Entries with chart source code
#####
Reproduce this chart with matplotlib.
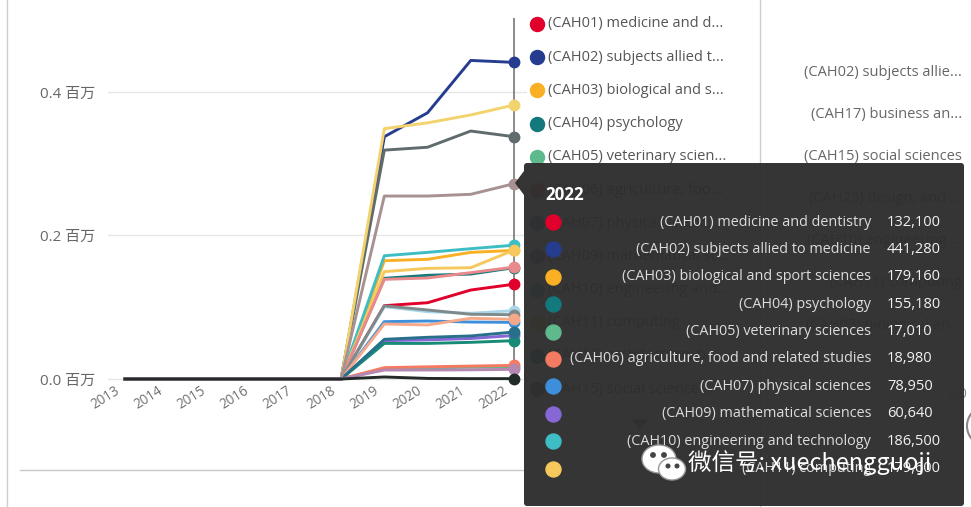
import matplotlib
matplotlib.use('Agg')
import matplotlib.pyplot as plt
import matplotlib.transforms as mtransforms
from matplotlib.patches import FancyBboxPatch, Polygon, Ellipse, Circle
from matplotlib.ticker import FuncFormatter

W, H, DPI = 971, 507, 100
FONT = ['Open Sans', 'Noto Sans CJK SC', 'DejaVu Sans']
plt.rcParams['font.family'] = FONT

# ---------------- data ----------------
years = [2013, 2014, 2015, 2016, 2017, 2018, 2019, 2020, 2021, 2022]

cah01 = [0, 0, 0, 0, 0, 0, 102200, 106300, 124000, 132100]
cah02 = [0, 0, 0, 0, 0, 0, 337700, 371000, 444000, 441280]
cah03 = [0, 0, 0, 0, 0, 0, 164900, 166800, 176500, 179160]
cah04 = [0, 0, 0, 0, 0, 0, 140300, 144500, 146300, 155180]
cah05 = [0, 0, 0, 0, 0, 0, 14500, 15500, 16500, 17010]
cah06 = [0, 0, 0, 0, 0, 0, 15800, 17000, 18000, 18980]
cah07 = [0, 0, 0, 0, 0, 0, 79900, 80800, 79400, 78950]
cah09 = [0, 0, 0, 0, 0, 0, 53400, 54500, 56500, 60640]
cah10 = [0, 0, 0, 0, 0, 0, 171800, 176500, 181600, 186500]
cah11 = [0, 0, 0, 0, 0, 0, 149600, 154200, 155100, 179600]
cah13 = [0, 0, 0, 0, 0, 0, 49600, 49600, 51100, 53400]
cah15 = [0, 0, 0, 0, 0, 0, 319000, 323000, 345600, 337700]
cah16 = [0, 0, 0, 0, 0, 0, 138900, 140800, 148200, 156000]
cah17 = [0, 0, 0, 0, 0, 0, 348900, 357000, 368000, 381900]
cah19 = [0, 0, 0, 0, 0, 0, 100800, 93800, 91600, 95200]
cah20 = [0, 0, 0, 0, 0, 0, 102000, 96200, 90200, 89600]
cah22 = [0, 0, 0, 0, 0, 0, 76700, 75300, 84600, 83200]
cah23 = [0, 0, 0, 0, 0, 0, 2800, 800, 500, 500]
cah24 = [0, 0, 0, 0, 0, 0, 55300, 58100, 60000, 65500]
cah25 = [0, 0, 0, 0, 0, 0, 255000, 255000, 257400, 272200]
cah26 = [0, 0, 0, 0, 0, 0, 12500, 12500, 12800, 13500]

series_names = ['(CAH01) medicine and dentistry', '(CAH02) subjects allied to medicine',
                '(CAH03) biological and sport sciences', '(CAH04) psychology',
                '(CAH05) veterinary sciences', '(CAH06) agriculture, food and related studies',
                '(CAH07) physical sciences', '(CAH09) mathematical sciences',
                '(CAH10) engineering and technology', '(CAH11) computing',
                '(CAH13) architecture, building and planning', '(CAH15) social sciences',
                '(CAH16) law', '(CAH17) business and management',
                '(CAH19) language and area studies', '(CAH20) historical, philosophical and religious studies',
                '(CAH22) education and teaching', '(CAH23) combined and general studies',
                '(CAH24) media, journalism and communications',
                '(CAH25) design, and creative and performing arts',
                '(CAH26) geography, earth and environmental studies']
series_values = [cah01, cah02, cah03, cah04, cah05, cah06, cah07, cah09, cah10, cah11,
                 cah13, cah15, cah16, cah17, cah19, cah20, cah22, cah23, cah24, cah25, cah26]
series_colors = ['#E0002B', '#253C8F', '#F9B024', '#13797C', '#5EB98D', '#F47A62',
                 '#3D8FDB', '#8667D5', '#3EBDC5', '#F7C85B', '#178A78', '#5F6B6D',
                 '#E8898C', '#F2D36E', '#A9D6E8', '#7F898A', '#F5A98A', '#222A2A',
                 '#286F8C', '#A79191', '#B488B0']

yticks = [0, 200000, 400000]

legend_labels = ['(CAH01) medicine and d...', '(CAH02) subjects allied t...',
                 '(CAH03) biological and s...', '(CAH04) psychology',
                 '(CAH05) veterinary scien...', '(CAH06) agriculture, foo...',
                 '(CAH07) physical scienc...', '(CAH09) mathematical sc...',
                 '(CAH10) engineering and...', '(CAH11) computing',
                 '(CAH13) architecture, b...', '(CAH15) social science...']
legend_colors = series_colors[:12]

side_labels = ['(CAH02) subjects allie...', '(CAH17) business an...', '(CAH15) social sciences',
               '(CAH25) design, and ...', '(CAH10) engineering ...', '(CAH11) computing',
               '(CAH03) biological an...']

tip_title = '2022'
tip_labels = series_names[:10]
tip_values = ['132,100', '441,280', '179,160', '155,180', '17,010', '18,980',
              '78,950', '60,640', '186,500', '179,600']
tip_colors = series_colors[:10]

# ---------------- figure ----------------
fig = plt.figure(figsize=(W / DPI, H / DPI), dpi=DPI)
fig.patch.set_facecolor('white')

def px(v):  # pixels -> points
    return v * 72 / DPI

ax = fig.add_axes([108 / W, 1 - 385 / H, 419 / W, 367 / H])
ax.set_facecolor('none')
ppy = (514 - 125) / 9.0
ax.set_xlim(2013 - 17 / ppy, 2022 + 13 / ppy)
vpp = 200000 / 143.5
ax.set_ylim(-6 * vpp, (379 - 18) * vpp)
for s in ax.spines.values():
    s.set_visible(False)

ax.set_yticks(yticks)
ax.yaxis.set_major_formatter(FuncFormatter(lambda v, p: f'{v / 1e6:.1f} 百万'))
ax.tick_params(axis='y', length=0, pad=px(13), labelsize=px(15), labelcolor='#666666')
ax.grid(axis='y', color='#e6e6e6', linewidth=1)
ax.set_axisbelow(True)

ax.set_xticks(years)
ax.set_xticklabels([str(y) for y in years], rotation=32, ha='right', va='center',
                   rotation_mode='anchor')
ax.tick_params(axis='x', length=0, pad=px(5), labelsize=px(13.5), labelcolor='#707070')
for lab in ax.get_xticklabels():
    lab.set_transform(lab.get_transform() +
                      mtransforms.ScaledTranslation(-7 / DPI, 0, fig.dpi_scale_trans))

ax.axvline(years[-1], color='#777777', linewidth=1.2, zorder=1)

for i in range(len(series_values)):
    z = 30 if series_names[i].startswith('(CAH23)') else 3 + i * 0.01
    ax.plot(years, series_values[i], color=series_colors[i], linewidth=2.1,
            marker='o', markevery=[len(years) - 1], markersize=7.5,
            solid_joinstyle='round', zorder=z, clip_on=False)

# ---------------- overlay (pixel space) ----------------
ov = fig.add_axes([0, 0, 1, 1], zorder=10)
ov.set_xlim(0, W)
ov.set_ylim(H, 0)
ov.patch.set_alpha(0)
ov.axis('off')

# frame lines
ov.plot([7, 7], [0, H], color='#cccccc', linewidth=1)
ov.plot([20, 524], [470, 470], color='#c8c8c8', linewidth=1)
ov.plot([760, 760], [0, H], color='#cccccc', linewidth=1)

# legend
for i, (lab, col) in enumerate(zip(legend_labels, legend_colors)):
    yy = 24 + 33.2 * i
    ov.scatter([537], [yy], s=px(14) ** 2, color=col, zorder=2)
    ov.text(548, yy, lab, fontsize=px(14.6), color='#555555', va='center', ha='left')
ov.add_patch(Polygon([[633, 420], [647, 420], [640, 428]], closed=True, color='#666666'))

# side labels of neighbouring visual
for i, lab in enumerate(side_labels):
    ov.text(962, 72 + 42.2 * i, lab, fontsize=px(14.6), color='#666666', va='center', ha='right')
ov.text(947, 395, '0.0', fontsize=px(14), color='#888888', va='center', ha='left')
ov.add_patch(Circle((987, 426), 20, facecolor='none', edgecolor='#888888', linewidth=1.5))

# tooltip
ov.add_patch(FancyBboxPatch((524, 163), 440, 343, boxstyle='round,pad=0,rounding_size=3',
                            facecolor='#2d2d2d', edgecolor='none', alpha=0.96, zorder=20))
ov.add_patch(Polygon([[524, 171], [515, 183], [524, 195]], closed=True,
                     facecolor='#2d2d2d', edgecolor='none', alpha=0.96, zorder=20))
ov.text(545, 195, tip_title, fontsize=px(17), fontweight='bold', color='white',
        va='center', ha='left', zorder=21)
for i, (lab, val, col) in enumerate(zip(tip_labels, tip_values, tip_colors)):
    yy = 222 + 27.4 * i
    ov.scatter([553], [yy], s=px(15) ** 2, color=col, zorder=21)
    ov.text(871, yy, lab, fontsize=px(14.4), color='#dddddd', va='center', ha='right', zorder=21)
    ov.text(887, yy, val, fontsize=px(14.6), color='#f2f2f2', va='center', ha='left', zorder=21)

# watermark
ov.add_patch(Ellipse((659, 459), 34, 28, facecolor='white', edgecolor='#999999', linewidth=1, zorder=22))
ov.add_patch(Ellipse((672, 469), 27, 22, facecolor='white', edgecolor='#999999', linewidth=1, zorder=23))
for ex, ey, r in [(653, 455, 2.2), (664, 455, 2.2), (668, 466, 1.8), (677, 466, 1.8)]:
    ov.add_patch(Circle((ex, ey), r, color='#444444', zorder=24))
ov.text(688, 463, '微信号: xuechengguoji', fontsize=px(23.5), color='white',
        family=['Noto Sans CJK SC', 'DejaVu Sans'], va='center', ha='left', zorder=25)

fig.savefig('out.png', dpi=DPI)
#####
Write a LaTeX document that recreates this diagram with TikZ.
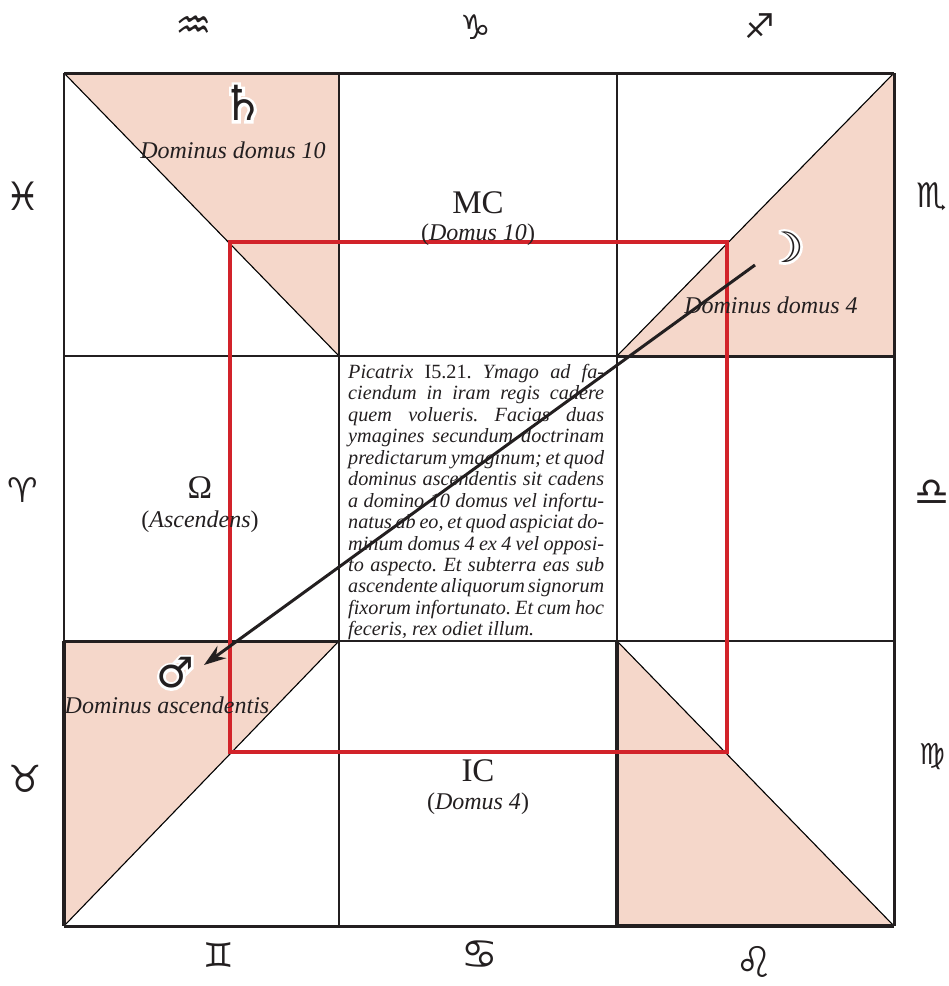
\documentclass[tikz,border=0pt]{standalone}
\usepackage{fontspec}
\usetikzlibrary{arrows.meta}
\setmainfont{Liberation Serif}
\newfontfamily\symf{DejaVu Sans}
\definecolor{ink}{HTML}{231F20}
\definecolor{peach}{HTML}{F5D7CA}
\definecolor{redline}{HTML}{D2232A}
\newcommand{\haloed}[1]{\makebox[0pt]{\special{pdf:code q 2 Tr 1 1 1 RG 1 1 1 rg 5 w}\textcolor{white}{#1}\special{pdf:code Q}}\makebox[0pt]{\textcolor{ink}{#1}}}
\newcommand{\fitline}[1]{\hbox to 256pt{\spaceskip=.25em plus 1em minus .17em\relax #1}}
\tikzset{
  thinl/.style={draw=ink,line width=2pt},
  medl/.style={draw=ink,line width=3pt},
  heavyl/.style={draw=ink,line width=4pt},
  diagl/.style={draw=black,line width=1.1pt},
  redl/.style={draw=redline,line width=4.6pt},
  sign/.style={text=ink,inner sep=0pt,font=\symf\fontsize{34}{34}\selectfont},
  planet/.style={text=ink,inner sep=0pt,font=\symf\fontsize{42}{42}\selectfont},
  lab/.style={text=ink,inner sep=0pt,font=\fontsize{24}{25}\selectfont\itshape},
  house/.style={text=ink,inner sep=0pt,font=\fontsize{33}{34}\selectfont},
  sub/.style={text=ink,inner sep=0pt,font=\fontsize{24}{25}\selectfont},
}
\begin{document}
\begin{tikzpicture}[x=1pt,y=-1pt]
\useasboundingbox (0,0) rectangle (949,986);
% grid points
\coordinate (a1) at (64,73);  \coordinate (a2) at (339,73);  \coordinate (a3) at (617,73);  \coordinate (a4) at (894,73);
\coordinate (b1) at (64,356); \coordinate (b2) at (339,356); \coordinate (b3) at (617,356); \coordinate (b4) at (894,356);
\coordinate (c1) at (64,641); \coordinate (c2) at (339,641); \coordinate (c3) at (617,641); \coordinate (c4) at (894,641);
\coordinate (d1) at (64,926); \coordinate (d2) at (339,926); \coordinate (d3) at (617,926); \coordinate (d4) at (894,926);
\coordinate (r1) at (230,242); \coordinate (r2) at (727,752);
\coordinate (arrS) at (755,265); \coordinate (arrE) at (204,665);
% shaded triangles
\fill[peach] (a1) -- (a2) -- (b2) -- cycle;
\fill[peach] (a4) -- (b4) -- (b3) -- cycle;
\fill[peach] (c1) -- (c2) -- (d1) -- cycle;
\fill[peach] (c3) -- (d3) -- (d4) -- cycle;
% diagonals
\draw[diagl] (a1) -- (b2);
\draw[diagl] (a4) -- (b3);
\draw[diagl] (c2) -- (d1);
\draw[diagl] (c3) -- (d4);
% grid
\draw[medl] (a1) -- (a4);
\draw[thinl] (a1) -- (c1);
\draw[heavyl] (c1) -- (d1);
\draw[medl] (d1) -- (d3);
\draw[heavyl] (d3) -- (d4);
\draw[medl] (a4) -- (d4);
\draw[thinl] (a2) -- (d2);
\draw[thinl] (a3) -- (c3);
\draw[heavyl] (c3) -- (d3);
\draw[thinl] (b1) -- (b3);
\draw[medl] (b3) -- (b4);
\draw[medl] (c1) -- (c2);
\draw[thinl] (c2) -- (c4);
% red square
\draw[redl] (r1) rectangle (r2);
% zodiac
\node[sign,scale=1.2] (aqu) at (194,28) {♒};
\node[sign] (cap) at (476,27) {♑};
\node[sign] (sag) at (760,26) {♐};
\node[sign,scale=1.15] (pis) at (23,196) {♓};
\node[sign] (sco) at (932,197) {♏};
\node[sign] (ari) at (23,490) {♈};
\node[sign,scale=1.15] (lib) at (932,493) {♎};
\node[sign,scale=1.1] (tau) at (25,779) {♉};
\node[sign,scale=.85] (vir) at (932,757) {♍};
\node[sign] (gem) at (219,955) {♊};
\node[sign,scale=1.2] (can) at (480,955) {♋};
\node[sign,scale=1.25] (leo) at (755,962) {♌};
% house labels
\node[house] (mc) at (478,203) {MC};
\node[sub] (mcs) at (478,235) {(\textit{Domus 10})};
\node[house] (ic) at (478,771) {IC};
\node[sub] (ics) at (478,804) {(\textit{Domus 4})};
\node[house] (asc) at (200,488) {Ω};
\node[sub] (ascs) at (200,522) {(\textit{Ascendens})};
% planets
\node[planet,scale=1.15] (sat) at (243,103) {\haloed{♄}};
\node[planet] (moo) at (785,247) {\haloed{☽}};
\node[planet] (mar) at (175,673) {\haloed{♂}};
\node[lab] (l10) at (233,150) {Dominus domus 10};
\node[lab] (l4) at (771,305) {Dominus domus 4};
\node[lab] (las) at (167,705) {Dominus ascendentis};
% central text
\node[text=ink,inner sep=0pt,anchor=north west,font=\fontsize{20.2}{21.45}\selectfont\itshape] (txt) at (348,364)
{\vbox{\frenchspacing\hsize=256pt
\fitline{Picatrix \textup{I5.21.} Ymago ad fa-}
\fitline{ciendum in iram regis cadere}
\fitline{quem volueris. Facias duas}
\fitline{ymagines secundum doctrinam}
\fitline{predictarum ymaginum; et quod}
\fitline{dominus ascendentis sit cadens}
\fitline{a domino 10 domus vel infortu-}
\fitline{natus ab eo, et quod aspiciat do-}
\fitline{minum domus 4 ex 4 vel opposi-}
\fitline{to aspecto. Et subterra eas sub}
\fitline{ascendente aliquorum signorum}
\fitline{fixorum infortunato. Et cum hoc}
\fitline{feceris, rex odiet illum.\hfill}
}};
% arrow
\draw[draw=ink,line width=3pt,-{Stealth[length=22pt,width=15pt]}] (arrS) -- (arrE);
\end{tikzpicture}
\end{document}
#####
▸ What you should do
Repeat exactly, and only, the lines between the line holding "Reproduce this chart with matplotlib." and the line holding "from matplotlib.ticker import FuncFormatter", inclusive, leaving pictures out.

▸ Written response
Reproduce this chart with matplotlib.
import matplotlib
matplotlib.use('Agg')
import matplotlib.pyplot as plt
import matplotlib.transforms as mtransforms
from matplotlib.patches import FancyBboxPatch, Polygon, Ellipse, Circle
from matplotlib.ticker import FuncFormatter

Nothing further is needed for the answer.